------ Information supplied

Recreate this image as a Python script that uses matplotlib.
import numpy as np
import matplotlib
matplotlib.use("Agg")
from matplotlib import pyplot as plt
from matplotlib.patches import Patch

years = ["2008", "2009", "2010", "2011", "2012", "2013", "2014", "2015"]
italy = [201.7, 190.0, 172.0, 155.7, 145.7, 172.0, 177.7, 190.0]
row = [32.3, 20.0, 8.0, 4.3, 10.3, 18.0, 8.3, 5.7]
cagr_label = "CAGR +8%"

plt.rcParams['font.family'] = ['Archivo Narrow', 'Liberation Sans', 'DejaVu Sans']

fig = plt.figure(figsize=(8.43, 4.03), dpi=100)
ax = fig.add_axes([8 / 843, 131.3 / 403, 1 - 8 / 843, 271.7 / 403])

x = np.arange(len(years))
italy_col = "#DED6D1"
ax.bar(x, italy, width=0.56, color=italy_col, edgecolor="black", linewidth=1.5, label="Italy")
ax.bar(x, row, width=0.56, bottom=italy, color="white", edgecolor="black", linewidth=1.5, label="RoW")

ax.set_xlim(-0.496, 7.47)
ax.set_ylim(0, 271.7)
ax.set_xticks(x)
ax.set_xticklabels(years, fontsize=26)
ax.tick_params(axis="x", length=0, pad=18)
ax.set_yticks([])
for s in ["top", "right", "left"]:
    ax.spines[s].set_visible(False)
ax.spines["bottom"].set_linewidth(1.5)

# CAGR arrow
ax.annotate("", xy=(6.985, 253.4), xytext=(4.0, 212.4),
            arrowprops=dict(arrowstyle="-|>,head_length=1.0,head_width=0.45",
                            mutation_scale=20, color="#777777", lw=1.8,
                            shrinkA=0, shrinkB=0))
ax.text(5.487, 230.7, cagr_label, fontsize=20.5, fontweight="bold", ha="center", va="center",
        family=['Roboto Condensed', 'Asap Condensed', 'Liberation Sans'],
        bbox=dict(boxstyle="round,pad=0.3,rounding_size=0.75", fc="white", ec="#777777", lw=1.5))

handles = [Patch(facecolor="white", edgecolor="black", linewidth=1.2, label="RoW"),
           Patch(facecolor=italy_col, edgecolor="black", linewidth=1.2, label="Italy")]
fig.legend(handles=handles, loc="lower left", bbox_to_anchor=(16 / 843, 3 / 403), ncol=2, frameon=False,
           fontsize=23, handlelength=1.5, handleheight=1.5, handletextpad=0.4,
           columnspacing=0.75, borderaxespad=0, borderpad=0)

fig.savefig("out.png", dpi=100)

------------
------ Information supplied

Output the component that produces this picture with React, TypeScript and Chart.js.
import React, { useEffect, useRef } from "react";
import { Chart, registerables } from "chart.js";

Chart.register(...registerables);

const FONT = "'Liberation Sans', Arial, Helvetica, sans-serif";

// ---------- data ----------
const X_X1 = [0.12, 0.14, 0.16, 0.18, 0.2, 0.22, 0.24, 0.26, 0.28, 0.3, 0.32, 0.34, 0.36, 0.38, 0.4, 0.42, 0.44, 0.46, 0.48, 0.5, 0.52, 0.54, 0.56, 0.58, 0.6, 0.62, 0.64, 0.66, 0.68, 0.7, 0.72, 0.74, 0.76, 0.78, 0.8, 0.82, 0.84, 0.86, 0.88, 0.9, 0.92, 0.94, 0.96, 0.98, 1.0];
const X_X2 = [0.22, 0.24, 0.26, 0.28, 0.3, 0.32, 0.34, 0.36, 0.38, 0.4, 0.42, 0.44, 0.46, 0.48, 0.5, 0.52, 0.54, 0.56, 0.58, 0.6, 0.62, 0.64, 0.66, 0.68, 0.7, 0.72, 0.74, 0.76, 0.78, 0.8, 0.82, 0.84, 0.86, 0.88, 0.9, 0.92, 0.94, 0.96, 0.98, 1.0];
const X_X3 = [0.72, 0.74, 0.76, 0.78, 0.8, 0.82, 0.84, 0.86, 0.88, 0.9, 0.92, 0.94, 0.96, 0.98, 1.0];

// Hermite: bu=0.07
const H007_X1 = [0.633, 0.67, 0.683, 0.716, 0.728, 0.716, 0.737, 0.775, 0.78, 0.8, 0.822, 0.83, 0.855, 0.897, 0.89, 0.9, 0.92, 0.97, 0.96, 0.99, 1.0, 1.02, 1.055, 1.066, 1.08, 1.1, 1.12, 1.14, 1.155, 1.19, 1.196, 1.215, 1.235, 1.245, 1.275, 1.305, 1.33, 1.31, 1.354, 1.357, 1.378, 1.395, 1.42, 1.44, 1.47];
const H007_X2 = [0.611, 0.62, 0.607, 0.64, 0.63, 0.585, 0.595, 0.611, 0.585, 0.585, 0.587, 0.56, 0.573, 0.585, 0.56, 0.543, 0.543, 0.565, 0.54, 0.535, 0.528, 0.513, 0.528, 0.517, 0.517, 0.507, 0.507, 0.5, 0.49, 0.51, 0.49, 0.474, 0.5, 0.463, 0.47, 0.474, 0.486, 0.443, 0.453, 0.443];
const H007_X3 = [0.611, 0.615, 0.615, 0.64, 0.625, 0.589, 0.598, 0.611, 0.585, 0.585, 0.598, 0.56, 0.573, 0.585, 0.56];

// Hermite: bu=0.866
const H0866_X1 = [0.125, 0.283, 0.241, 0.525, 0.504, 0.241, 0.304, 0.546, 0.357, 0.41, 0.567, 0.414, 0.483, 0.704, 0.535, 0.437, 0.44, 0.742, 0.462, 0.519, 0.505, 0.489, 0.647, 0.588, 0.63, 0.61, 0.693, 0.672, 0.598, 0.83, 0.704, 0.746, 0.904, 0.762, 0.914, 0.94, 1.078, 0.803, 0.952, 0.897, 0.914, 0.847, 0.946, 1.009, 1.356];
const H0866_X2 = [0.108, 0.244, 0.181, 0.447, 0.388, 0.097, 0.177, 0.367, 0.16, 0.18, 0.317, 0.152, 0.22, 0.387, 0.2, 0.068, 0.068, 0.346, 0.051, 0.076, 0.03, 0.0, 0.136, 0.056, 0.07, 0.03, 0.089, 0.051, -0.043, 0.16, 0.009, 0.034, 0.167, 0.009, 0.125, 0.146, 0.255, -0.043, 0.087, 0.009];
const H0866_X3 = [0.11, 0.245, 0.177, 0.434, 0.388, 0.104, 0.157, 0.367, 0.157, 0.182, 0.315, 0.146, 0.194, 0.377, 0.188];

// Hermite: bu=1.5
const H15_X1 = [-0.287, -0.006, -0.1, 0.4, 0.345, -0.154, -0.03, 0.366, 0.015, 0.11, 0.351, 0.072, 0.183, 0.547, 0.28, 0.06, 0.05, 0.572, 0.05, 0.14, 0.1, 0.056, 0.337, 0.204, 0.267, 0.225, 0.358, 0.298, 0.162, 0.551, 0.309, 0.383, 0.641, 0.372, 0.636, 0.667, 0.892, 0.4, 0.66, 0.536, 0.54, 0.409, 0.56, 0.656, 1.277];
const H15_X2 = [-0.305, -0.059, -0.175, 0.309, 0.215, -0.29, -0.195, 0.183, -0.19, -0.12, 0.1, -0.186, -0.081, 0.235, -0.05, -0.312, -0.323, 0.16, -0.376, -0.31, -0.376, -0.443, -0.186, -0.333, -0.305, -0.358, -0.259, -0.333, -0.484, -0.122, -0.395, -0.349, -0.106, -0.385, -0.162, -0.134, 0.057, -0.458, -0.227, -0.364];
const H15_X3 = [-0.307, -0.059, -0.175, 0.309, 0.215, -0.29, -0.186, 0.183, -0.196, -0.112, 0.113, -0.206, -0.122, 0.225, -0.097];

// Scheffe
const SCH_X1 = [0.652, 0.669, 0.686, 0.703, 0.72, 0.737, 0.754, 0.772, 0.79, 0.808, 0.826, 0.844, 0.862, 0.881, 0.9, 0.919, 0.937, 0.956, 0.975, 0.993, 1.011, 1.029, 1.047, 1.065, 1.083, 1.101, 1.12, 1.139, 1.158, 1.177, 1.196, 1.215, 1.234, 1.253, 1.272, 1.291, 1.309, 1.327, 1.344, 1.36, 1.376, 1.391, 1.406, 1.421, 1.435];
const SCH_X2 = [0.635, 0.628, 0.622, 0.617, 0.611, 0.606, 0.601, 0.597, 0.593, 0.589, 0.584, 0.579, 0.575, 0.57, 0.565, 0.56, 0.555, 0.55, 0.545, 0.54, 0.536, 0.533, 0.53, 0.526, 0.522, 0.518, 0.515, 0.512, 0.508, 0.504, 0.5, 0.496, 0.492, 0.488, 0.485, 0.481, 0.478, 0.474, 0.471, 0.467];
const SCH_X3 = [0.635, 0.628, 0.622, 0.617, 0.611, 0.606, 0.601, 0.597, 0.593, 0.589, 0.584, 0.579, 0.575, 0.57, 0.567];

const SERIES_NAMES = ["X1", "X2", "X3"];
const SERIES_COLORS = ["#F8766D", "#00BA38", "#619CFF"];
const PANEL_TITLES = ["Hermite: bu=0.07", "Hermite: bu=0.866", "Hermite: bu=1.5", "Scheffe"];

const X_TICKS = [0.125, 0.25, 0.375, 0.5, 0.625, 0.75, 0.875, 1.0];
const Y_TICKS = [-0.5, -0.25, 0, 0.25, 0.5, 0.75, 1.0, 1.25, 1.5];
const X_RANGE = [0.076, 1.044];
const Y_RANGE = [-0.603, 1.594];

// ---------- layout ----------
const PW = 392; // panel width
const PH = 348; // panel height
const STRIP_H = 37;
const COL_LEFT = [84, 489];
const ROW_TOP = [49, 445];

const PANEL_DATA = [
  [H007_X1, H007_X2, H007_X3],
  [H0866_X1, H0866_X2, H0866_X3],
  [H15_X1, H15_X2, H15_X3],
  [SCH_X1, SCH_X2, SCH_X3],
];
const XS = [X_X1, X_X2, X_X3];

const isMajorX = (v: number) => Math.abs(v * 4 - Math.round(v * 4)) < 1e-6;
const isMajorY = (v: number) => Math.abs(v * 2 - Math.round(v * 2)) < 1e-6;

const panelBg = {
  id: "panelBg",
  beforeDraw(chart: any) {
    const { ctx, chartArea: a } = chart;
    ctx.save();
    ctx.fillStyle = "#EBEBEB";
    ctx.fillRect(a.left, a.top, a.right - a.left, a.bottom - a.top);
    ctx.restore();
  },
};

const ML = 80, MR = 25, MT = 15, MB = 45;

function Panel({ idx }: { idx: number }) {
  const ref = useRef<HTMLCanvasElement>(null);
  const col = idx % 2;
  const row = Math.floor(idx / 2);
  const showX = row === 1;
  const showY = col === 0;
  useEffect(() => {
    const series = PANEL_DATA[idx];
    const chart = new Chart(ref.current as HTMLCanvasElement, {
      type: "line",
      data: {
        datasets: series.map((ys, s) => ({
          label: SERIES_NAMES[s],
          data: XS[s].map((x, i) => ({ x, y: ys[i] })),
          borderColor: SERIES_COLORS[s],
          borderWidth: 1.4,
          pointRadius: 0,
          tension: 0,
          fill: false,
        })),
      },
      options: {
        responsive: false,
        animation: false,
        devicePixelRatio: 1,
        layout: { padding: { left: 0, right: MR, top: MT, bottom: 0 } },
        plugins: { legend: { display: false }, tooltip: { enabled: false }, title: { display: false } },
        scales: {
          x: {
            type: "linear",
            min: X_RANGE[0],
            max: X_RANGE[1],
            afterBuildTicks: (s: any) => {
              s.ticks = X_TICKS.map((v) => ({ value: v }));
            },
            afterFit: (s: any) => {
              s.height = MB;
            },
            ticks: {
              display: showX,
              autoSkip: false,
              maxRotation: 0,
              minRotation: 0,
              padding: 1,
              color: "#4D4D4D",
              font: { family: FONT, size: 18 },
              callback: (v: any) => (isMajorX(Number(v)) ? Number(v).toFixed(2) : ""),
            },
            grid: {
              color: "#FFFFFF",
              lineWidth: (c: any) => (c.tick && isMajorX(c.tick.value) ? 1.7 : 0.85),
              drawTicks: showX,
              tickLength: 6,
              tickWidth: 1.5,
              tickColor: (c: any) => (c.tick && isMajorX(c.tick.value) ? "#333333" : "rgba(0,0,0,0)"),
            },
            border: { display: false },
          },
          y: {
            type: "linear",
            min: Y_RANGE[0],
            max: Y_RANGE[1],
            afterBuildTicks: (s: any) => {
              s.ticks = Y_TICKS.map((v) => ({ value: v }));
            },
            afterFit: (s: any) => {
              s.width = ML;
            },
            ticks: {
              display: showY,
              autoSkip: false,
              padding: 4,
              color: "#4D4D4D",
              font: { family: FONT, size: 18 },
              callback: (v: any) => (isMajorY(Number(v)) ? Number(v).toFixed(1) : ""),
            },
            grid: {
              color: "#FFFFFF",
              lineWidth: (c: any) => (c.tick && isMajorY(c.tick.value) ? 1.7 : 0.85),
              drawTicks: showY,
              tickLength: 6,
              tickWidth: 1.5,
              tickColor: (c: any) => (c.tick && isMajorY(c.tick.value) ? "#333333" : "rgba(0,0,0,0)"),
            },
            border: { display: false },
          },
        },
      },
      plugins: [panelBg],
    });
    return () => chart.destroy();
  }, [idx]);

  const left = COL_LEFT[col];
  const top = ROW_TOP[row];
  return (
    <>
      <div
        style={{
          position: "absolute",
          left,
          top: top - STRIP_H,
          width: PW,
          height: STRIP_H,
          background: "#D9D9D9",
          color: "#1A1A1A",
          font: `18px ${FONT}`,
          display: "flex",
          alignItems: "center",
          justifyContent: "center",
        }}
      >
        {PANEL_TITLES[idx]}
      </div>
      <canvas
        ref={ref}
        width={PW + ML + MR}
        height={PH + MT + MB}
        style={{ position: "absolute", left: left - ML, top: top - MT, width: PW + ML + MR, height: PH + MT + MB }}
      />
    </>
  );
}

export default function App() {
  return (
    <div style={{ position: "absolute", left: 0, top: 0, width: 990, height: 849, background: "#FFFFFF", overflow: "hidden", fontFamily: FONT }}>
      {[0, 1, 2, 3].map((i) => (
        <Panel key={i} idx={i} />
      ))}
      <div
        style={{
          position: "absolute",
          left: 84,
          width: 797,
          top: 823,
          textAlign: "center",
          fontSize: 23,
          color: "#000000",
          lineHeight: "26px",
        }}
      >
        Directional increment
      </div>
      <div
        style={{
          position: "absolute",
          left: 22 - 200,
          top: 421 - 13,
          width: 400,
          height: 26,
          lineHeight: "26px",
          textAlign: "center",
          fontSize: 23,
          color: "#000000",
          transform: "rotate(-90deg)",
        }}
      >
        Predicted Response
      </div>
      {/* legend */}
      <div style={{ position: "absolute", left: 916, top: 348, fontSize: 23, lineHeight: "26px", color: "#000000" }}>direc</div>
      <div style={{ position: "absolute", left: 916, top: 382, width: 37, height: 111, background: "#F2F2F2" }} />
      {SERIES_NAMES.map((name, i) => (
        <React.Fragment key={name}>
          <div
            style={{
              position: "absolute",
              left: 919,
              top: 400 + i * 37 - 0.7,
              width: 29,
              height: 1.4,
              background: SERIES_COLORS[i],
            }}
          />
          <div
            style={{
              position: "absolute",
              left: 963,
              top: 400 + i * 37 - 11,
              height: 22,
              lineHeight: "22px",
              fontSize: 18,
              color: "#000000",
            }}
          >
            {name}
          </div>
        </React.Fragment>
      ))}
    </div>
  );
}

------------

What is required >>
Say how many lines hold the word "this", giving the number and nothing else.

Solved exercise >>
2